Chi
sostiene le ragioni della crescita, una volta accettata la finitezza
delle risorse del pianeta, avanza tre argomentazioni a proprio
favore: la sostituibilità dei fattori produttivi, l'economia
immateriale e l'ecoefficienza.
LA
SOSTITUIBILITÀ DEI FATTORI
La
prima ipotesi sostiene la possibilità di sostituire i fattori
rappresentati dal capitale naturale – e quindi limitato – con un
capitale umano illimitato perché costituito da conoscenze e
competenze. In effetti, entro una certa misura è possibile
rimpiazzare il naturale con l'artificiale, ma non accrescere il
flusso di materie prime. Come osserva Mauro Bonaiuti, non si può
continuare a fare lo stesso numero di pizze se si diminuisce
progressivamente la farina, anche se si aumentano il numero di forni
e di pizzaioli.
L'IMMATERIALITÀ
DELLA NUOVA ECONOMIA
Anche
il secondo argomento, di primo acchitto, può sembrare
fondato: l'economia moderna, o "nuova economia", è sempre
più fondata sui servizi e su flussi virtuali e quindi
immateriali. La nuova "economia della conoscenza" è un
cocktail di informatica, elettronica, telecomunicazioni, reti,
biotecnologie, nanotecnologie. La sua forza lavoro sono ricercatori,
ingegneri, tecnici, informatici che vanno a rimpiazzare gli operai,
come il computer elimina la macchina utensile. Ciò che però si
ignora è che, se questa invasione dell'economia immateriale su
quella materiale avviene in termini percentuali sull'economia
nel suo complesso, non accade in termini assoluti. Aumenta lo
spazio di mercato dei settori terziario e quaternario ma non
diminuisce quello del settore industriale. Inoltre, questo
capitalismo cognitivo è più avido di supporti materiali di
quanto possa sembrare. Un software sempre più capace richiederà un
hardware sempre più complesso, la cui costruzione implicherà
l'utilizzo di enormi quantità di energia e minerali rari da trovare
e difficili da lavorare. Per di più, la cosiddetta "economia
della conoscenza" postindustriale dei paesi sviluppati si fonda
sul trasferimento sempre più massiccio della produzione verso
i paesi emergenti; tant'è che, se a livello dei singoli paesi
sviluppati una terziarizzazione dell'economia è innegabile,
globalmente la società mondiale non è mai stata tanto industriale
quanto oggi.
L'ECOEFFICIENZA
La
terza ricetta, quella giudicata definitiva dai fautori della
teoria della crescita ma considerata valida universalmente, è stata
trovata nell'ecoefficienza.

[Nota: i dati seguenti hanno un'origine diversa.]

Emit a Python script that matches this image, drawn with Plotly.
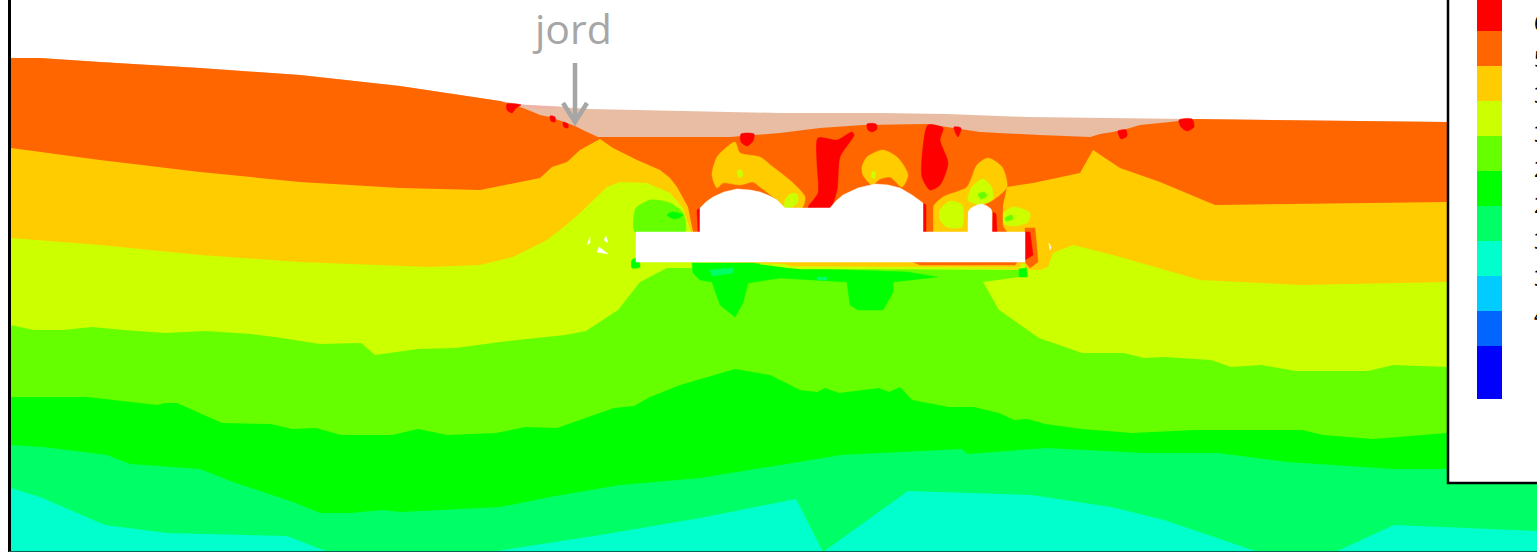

Si tratta di abbassare progressivamente
l'impatto ambientale e il livello di sfruttamento delle fonti fossili
fino a livelli ecocompatibili. E fino qui nulla da eccepire,
ma se si continua sulla strada della crescita forsennata si arriverà
al cosiddetto "effetto rebound" che porta al paradosso
di Jevons: aumentando l'efficienza di un prodotto, oltre ad
essere più ecosostenibile, esso sarà meno costoso, rendendolo più
appetibile a un maggior numero di acquirenti. In questo modo, il
diminuito sfruttamento delle risorse per la produzione di tal oggetto
sarà annullato da un aumento del loro consumo al fine di ampliare la
produzione per fronte di una accresciuta domanda. Pertanto,
l'ecoefficienza è auspicabile ma non deve essere resa inutile
continuando a percorrere la strada della crescita infinita. Questo
processo, poi, può avere anche un risvolto psicologico:
soddisfatti di aver ridotto il consumo di energia e avere quindi
risparmiato, ci si potrebbe sentire autorizzati a concedersi qualche
altro sfizio, in tal modo spesso si utilizza più energia di quella
preservata.
Comunque,
anche se queste tre misure-tampone fossero praticabili, esse
permetterebbero di ovviare soltanto al problema dell'esauribilità
delle risorse, che è soltanto uno
degli aspetti negativi della società della crescita.